** ENTRIES SHOWN **
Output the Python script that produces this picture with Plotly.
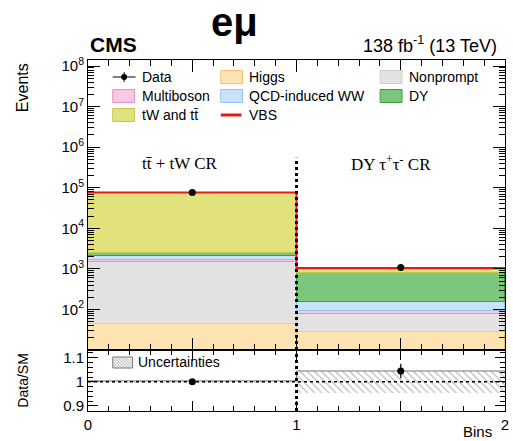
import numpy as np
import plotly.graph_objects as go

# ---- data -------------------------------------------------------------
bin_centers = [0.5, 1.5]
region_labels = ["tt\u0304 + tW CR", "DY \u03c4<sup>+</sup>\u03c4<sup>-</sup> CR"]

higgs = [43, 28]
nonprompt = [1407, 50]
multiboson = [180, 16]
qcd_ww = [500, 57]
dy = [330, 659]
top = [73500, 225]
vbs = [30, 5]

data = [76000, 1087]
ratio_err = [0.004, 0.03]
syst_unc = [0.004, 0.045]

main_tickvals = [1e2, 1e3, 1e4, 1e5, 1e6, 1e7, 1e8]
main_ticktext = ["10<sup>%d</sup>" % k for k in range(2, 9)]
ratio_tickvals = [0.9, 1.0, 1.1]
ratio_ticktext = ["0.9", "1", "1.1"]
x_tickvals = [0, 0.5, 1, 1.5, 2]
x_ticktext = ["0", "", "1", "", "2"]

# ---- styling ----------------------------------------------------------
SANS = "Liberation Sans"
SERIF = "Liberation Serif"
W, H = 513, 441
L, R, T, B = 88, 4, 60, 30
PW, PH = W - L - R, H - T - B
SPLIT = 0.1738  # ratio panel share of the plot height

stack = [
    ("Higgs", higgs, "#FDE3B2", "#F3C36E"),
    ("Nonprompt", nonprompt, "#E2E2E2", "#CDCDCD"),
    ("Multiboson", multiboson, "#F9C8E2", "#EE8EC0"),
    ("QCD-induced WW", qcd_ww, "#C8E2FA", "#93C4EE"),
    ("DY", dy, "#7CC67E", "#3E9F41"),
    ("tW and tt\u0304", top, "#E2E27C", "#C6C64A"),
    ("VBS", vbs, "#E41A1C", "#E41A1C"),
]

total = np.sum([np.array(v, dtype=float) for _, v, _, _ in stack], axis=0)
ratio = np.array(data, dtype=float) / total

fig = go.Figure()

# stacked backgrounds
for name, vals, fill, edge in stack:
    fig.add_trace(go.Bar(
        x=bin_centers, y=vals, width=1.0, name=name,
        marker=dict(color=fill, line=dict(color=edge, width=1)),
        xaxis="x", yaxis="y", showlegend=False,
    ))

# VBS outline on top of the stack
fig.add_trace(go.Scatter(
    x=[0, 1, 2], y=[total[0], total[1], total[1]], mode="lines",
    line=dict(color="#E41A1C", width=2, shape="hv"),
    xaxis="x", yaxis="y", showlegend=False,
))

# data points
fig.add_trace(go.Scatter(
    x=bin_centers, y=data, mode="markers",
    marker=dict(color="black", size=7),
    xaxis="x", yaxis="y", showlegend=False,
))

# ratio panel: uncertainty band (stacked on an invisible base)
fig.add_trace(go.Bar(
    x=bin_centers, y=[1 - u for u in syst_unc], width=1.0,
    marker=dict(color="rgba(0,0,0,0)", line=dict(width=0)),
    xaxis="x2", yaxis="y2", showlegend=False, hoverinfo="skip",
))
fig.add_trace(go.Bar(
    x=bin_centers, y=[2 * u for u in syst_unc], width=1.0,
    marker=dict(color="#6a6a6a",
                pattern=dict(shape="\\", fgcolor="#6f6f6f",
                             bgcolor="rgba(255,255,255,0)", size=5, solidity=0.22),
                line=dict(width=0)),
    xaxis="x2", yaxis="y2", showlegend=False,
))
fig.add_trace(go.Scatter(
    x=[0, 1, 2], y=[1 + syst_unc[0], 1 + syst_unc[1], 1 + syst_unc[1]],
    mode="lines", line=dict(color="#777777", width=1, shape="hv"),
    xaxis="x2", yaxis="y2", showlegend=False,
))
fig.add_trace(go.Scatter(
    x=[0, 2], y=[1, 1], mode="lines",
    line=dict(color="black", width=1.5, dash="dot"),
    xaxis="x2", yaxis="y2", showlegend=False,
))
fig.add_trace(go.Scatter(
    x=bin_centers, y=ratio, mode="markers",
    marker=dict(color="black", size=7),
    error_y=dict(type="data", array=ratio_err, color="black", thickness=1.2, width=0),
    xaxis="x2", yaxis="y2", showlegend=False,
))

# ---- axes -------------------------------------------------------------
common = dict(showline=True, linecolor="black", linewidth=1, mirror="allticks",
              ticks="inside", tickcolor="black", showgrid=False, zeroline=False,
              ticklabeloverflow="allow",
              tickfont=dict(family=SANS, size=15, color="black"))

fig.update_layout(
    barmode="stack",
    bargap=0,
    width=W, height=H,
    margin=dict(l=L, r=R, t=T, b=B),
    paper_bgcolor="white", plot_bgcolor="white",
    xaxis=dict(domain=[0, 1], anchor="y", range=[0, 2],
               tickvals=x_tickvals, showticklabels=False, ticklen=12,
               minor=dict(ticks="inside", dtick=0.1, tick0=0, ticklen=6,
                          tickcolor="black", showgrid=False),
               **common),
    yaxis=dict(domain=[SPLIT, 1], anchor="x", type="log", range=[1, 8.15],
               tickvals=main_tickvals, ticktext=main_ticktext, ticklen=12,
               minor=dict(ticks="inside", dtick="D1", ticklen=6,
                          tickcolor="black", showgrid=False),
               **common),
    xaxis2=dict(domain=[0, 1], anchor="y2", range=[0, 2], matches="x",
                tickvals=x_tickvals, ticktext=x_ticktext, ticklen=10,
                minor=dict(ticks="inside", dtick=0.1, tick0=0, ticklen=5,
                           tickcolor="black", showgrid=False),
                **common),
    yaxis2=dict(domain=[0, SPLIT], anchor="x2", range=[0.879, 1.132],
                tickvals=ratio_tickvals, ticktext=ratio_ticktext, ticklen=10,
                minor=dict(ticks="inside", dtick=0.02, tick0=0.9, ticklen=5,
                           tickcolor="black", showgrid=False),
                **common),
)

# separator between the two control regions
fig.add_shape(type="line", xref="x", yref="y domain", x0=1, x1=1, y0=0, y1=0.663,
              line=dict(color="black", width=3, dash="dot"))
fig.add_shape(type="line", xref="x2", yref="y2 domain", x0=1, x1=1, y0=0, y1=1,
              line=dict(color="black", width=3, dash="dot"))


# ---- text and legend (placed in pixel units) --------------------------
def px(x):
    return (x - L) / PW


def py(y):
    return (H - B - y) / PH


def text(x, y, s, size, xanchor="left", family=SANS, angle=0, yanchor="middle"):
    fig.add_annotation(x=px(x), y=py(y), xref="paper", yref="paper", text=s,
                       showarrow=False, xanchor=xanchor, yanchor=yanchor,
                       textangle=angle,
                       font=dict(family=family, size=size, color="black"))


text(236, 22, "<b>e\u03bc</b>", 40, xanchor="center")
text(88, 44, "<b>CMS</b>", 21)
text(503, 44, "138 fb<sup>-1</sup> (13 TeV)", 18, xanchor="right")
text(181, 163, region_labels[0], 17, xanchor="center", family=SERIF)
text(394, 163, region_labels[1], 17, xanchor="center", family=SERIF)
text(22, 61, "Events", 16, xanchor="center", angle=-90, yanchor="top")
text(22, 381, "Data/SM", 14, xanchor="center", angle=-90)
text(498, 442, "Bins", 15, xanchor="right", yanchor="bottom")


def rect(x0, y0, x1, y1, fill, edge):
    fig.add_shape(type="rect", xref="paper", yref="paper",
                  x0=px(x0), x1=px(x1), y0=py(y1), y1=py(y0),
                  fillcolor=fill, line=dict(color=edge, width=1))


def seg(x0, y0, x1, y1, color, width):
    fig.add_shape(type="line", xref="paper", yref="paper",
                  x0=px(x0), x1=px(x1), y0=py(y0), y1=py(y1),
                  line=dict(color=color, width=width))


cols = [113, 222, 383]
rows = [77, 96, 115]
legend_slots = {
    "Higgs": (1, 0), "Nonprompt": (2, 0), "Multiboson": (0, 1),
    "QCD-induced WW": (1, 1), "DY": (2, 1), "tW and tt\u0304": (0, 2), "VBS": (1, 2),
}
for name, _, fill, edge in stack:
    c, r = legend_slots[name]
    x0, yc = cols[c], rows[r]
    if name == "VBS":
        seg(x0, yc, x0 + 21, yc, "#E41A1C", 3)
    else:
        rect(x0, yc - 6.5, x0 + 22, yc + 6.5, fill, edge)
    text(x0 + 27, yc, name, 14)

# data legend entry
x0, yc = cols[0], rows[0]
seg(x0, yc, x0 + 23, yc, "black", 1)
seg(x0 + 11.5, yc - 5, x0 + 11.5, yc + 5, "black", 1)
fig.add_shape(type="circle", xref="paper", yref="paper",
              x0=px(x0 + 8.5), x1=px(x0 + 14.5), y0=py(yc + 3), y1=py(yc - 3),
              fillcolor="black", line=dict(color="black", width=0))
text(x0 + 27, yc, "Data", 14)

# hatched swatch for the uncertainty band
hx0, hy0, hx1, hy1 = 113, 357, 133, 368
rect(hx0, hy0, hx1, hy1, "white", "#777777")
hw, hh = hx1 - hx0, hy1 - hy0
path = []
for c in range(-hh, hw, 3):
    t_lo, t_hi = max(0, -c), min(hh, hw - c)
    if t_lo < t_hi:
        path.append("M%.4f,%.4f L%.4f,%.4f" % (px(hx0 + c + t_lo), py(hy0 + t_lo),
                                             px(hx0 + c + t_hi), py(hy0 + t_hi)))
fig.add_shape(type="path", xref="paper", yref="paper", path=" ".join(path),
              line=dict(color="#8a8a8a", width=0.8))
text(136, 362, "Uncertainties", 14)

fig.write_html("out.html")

==

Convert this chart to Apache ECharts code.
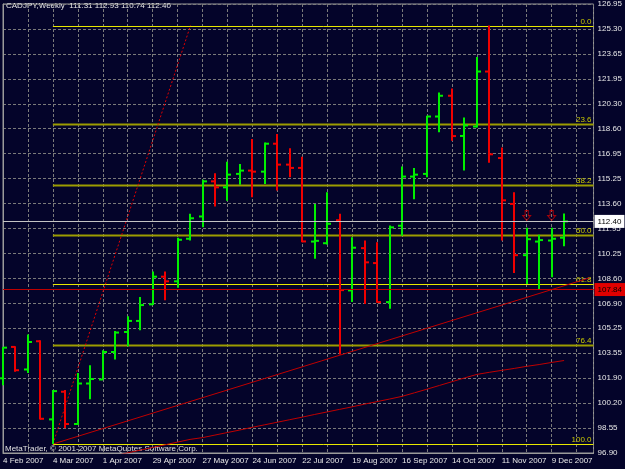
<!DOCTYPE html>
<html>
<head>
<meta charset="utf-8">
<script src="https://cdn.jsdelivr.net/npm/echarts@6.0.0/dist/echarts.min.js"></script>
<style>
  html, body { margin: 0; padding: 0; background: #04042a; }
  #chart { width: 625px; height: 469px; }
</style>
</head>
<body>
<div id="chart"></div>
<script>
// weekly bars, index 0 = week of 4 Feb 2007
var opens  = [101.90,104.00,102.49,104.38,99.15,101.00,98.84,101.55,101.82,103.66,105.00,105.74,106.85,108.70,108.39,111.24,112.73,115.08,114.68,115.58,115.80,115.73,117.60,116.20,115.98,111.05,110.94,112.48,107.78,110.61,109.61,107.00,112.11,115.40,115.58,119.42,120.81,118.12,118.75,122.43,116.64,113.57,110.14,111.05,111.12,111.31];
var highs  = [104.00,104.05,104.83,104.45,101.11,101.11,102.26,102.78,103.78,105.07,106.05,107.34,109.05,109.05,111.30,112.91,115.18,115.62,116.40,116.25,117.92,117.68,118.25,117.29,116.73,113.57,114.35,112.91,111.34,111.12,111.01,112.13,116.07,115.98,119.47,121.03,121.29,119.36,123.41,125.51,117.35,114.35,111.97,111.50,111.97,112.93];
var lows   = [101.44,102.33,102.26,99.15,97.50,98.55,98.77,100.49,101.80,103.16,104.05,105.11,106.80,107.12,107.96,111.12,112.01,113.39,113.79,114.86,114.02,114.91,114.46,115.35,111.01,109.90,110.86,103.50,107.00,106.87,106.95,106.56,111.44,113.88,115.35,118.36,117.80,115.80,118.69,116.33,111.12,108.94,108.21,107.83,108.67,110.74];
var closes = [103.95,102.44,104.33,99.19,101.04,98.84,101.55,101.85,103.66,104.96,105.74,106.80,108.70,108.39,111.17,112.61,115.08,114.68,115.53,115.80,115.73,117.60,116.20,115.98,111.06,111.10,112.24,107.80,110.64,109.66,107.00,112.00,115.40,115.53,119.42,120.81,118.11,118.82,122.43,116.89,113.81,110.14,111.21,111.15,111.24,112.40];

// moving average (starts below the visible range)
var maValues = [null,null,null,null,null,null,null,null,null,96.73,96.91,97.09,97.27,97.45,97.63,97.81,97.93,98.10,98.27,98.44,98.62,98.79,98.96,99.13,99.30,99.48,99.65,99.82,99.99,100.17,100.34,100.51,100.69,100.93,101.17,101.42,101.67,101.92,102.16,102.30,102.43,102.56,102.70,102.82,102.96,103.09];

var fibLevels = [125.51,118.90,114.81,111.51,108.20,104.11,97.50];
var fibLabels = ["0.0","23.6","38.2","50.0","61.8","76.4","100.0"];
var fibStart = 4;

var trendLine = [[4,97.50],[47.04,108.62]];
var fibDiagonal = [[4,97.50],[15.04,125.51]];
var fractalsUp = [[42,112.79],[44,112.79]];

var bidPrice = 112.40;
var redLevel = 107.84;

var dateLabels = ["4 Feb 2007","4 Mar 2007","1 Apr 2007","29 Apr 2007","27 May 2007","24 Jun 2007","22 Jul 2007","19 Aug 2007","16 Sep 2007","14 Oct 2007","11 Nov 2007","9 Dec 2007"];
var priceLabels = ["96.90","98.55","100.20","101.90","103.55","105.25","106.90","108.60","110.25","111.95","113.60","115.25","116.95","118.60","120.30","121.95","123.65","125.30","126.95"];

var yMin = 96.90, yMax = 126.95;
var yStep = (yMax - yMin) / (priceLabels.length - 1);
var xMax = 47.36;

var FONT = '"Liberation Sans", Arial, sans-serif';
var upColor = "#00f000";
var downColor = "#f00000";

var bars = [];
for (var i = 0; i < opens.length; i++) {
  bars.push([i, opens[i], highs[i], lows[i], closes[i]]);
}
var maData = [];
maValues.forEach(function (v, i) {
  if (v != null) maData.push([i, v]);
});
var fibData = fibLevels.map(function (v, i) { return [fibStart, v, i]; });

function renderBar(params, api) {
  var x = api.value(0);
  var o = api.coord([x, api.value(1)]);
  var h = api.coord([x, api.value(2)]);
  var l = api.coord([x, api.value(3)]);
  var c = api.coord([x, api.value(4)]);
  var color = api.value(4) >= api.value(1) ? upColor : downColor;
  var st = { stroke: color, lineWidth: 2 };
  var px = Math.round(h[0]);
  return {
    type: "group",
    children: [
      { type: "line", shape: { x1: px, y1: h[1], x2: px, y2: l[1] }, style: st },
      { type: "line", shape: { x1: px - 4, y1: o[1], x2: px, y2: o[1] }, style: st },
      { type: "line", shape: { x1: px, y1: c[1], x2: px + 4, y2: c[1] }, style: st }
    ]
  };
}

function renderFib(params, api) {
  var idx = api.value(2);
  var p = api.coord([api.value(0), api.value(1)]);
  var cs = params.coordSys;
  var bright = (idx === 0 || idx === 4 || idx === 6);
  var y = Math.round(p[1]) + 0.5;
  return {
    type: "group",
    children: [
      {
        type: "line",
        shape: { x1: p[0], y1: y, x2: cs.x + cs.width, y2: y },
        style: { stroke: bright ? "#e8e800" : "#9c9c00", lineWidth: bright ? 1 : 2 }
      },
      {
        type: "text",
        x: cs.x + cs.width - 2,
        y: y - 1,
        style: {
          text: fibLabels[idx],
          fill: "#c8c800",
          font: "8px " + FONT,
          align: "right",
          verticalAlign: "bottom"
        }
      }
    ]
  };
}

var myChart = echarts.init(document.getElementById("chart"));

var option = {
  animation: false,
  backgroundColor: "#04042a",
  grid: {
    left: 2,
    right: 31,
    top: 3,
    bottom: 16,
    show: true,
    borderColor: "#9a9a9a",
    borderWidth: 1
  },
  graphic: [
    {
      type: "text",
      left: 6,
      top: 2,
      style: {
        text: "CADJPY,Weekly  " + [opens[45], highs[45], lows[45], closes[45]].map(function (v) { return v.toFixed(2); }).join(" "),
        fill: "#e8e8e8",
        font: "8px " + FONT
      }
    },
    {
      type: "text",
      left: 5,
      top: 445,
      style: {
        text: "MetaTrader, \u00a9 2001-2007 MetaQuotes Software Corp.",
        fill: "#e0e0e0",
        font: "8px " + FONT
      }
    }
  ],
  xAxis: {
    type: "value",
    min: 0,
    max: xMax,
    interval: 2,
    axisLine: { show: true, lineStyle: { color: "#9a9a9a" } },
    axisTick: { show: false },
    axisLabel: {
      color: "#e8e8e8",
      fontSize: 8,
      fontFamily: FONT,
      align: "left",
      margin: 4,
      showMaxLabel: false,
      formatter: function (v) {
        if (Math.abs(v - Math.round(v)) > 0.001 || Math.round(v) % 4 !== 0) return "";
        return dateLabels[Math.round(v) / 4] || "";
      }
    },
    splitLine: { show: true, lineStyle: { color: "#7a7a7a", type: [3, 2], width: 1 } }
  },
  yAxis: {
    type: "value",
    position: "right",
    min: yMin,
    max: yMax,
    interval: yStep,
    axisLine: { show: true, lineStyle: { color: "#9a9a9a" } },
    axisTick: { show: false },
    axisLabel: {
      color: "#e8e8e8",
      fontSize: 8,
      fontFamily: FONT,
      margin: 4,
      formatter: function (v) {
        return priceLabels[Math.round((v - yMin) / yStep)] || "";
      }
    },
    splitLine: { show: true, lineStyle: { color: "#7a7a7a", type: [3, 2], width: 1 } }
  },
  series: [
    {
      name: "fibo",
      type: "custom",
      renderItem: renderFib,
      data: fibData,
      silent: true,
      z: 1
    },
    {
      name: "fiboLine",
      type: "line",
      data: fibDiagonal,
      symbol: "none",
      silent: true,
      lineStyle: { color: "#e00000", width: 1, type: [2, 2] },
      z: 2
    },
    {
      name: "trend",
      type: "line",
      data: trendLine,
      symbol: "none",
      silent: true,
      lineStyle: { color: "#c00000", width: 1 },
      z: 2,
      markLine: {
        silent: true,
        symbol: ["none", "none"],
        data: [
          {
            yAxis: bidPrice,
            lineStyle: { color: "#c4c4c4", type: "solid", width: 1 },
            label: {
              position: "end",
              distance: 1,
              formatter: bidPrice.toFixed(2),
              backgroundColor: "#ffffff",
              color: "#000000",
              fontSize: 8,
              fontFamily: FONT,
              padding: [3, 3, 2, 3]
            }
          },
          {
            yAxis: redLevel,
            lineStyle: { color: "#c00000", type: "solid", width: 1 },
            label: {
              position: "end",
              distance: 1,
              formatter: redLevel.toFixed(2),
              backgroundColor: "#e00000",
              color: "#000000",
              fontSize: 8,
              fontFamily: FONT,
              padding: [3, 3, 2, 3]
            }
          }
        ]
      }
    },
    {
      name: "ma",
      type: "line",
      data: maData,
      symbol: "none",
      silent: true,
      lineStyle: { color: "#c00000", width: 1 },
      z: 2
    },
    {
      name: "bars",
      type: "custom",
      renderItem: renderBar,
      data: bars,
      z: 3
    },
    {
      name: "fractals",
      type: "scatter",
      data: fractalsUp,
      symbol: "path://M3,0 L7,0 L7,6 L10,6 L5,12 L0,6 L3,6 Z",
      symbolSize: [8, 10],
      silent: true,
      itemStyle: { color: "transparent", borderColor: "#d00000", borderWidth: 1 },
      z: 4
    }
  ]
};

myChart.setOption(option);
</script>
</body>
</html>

** SET PROBLEM **
Whichever lines contain the string "this", select and copy them.

** WRITTEN RESPONSE **
Output the Python script that produces this picture with Plotly.
Convert this chart to Apache ECharts code.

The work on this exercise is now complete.